Arab of the Future is a graphic memoir following its author, Riad Sattouf, as he traveled with his parents from France to Syria to Libya (although how he has such vivid memories from being two is beyond me). While it’s told from Riad’s perspective, it’s really a story more about his father, Abdel-Razak. Hailing from Homs, he is a peculiar and ideologically-split man, believing in pan-Arabism but not always practicing what he preaches.
On the one hand, Arab of the Future is a bit of a tragic tale. As adults, we see the reality of living in Gaddafi’s “Socialist Republic;” the promise that was sold and the lie it ended up being. We see how an idea like the Socialist Republic looks good on paper, but offered no form of security to any of the people living in Syria. We can see the tragedy of living in Libya and how the religious and social constructs can cause an intelligent man like Razak to act as ignorant as the Arabs he claims to want to help. We see the tragedy of Raid’s small time spent in France between Syria and Libya, and it being the best place for him, but his father truly believes they belong in Syria.
On the other hand, Arab of the Future is a charming tale that shows the indomitability of a child’s spirit. We see how despite all the terrible things around him: his nomadic childhood, the poverty, the religious segregation, the threats of death from Arab children, and the inconsistent nature of his father Riad is never put down. He’s never broken; he’s just a child in a world that’s much bigger than himself. He’s curious, ever-willing to learn and sees his father as not only an authority figure, but as a righteous one. In a lot of ways, he’s very much like his father. He believes in him, despite how Razak claims the ideal ideology, but practices the dictator.
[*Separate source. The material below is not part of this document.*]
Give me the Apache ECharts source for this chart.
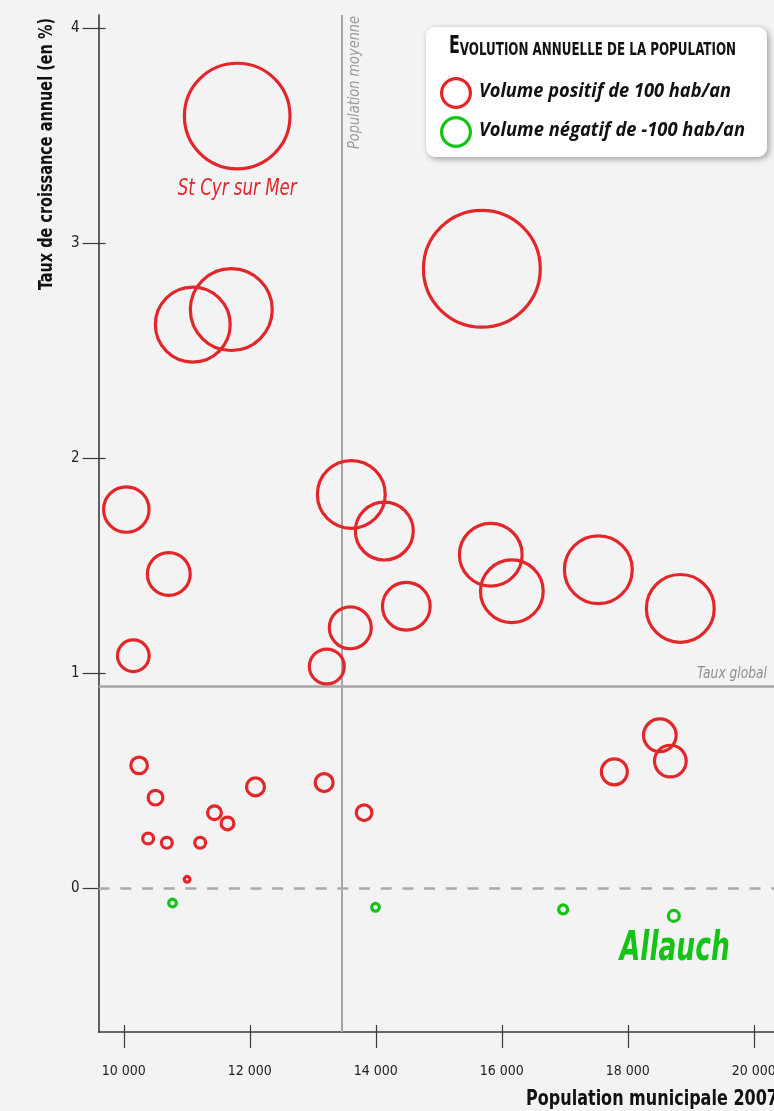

Sattouf’s artistry within Arab of the Future is weird and excellent. It possesses its own unique charm while very much capturing the look and feel of all of the places he visits. It really does feel like the drawings themselves are from the perspective of a child, with certain things looking foreign and strange, while others are quite detailed, the way certain places or people are very vivid in your childhood memories.
Arab of the Future is an insightful and darkly comedic tale. While I don’t think you don’t have to be from the Middle East to fully appreciate the tale, it’s an interesting perspective into the history of the politics and culture of the Middle East during the 1970s. It’s enjoyable enough that you won’t want to put it down and short enough that you can get through it in a couple of hours. It’s definitely worth a read.